On Monday morning, I was awakened by a dog chasing a camel. I got up and exited my tent to see what the commotion was and then the camel started chasing me.
Welcome to Turkmenistan.
It was soon time to say goodbye to the friends I had made Sunday in this village and head off toward the capital Ashkebad, a seven-hour drive, or so I was told.
I wasn’t expecting (but probably should have been) how terrible the roads were and how many military checkpoints we would encounter. The soldiers were friendly, though. Once I showed them my papers they waved me on with a grin and a mock salute.

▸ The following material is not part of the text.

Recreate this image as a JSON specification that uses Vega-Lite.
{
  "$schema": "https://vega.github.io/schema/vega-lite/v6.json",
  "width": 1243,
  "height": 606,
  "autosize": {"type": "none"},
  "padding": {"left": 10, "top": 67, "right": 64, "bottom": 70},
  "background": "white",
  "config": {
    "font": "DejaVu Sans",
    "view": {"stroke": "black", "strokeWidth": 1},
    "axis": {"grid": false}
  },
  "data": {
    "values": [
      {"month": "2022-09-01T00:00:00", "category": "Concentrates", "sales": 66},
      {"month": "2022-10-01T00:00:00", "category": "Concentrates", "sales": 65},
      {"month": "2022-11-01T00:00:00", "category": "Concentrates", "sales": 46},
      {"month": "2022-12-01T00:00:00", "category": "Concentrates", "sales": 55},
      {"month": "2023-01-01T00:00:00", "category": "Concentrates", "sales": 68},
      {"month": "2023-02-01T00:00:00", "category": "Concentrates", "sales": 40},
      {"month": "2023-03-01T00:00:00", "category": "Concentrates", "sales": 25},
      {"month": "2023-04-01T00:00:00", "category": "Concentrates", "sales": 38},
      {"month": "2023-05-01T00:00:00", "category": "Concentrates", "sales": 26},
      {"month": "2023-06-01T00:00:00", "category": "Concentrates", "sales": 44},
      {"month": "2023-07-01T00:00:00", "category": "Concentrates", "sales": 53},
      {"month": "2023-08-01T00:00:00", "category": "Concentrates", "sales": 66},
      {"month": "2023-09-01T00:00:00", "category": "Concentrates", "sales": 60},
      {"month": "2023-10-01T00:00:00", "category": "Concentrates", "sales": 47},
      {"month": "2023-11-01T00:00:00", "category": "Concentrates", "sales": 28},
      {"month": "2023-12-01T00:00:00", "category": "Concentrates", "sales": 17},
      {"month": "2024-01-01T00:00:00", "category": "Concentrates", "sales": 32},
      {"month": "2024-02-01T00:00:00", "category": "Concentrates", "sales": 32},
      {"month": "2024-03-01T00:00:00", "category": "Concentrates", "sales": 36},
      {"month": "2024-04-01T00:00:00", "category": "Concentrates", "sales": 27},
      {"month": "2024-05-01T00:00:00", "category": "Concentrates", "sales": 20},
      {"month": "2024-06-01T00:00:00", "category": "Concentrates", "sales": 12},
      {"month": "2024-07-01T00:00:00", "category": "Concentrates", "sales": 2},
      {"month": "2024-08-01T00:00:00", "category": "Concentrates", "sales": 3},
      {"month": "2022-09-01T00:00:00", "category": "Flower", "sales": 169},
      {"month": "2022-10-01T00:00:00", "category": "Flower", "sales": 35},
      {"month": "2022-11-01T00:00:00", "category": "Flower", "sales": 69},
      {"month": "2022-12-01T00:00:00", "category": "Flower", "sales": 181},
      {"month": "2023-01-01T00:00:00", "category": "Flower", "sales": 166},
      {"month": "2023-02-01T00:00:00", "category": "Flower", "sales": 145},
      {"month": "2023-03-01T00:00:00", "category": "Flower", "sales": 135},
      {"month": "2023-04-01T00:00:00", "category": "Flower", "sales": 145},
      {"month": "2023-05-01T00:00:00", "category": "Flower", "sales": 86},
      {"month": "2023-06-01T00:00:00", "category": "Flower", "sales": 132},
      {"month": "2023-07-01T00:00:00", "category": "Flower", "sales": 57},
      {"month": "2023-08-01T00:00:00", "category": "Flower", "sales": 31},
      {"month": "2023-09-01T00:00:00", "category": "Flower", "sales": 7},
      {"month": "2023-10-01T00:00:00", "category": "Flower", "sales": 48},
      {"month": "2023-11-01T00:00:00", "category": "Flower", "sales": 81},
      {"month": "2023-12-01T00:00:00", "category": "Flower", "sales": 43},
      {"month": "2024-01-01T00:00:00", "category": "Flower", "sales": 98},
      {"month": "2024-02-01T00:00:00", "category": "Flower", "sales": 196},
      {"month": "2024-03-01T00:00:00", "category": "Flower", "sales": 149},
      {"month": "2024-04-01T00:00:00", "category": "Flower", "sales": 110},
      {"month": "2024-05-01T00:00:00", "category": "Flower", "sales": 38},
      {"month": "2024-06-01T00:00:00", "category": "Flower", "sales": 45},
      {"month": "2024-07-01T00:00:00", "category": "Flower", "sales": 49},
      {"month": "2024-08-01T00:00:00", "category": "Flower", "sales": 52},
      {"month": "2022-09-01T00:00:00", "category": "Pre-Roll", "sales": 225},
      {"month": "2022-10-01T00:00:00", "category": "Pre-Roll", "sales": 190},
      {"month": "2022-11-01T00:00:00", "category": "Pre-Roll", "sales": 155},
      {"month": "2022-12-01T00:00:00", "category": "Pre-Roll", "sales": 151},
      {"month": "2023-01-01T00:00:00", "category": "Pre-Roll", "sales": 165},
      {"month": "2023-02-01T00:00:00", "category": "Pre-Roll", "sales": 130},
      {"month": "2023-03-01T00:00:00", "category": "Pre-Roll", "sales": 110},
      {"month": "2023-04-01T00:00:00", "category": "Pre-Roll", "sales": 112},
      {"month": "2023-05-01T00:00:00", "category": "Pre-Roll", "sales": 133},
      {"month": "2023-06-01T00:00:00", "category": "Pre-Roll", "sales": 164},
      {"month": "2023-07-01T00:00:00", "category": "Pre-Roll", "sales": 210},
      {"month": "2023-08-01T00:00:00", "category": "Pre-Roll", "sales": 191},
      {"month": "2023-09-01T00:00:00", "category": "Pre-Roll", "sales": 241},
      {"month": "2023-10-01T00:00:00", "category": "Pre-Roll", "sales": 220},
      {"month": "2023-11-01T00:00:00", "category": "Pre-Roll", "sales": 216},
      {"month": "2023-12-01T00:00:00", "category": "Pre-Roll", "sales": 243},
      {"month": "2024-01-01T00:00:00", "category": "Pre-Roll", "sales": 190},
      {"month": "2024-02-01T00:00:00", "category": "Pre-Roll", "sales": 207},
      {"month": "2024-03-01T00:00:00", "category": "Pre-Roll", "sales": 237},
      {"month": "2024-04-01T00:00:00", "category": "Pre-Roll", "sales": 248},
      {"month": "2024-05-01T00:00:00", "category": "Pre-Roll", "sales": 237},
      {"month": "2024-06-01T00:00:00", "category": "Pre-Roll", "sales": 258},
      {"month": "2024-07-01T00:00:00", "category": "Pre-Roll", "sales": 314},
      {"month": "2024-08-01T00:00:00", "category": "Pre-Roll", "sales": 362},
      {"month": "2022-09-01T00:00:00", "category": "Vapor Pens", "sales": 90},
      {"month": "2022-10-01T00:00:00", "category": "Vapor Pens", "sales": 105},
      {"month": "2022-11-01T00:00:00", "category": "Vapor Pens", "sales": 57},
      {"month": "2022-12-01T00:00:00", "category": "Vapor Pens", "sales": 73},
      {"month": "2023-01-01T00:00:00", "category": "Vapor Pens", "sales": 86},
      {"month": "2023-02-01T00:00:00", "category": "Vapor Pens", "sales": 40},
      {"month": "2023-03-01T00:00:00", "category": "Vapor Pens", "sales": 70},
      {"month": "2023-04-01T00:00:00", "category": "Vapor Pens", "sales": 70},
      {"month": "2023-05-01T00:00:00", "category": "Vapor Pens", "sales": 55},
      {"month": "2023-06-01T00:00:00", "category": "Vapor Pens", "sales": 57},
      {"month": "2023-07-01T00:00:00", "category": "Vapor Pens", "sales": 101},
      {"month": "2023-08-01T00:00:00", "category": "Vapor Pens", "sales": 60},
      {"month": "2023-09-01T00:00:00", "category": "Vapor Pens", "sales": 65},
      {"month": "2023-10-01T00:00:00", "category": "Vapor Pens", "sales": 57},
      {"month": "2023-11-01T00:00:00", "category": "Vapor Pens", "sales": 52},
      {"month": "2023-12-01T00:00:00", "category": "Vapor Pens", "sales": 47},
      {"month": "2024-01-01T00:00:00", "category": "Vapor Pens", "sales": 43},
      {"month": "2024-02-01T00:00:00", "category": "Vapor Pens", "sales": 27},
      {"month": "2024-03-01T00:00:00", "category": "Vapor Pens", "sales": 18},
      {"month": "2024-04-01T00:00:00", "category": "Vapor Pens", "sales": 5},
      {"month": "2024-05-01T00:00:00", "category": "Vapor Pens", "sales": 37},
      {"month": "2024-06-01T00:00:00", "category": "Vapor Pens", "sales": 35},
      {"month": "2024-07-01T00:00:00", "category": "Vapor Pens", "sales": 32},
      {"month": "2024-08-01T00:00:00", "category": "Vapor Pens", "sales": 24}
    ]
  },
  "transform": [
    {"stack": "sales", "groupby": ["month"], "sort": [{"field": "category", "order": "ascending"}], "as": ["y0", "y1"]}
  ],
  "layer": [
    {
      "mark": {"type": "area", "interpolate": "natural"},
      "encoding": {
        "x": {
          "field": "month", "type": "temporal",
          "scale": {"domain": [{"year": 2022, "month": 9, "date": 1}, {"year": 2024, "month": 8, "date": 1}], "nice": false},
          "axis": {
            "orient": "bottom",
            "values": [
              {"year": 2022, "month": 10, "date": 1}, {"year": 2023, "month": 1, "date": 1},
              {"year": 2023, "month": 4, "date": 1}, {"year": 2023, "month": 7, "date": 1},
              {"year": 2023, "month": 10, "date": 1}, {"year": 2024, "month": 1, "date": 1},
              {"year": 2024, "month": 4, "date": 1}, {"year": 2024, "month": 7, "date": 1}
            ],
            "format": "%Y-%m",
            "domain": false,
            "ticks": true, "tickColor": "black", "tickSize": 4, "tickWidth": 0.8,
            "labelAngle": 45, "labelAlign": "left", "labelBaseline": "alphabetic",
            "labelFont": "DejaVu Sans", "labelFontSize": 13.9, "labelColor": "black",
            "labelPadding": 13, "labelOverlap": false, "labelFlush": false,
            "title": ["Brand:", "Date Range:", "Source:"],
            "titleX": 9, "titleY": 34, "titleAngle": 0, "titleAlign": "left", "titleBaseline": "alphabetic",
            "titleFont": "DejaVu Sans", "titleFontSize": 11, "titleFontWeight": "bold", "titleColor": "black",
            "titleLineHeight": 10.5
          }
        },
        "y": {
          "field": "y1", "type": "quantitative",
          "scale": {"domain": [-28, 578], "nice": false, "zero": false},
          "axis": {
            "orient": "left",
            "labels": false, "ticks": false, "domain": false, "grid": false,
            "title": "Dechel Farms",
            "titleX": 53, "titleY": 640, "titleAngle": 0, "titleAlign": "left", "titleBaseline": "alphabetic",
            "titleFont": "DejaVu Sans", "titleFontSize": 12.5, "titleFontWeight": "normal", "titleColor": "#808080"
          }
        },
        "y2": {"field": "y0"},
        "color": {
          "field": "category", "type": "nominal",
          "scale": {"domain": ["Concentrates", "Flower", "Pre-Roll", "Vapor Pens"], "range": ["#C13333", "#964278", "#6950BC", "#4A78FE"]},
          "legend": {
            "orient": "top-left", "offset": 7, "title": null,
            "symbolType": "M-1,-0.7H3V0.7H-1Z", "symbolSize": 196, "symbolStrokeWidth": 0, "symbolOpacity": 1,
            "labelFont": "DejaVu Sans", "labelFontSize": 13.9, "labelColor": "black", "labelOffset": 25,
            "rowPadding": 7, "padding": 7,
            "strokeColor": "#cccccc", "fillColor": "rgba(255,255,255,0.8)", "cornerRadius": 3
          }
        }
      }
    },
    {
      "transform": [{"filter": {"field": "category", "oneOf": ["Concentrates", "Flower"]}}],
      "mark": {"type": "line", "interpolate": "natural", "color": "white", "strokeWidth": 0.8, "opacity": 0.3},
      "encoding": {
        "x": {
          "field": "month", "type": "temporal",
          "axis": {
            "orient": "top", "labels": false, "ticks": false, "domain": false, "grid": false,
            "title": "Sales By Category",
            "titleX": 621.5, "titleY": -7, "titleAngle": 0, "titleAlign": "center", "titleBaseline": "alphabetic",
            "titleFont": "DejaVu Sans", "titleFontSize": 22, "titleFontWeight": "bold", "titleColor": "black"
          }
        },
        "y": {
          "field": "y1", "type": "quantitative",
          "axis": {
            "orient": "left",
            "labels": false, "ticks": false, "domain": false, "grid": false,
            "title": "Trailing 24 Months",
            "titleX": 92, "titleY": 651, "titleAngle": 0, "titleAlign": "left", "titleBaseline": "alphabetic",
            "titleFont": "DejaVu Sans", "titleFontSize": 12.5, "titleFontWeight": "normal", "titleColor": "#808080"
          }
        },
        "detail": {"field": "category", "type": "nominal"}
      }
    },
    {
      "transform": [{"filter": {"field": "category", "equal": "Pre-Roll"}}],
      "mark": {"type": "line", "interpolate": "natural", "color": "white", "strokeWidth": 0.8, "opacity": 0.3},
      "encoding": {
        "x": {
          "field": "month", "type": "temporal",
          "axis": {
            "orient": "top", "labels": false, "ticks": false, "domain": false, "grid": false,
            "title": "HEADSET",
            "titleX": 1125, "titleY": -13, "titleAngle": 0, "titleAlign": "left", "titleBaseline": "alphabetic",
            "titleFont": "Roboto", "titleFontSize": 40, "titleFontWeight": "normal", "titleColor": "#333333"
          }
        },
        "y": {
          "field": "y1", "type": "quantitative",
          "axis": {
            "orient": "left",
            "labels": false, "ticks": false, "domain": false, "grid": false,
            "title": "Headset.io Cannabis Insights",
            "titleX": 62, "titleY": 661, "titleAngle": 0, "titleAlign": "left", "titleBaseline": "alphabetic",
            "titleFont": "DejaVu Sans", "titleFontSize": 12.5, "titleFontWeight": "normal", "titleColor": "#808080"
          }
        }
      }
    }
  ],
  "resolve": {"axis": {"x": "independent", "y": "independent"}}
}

What was not so endearing was the actual drive. My co-driver, Steve Priovolos, and I were in the car for more than 15 hours on roads that can be described generously as horrendous. They were so terrible that the condition of the roads, coupled with the sheer monotony of the drive tested my desire to be in the Mongol Rally at all.
I always knew things would be tough. It’s 10,000 miles through 18 countries in uncertain and dangerous conditions. Last year on Day 8 Steve and I were broadsided by a driver in a 4X4; we were in Nissan Micra. It was destroyed, but not our desire for a replay, which is how we found ourselves at the starting line again. On July 14, we and hundreds of other ralliers left on the adventure.
And now, here we were, driving hundreds of miles in 104-degree heat. The potholes were endless. So were the overzealous drivers, who came at us from both directions. I began to question why I was doing this in this dinky, crummy little car (which is what the rules call for — dinky anyway, crummy not specified).
In that moment of weakness I had no answers. Just fatigue and frazzled nerves. When we finally arrived in the capital, we settled into a hotel overlooking the presidential palace. I decided to sleep on my thoughts. Maybe Tuesday will bring with it a renewed vigor. Maybe it will not.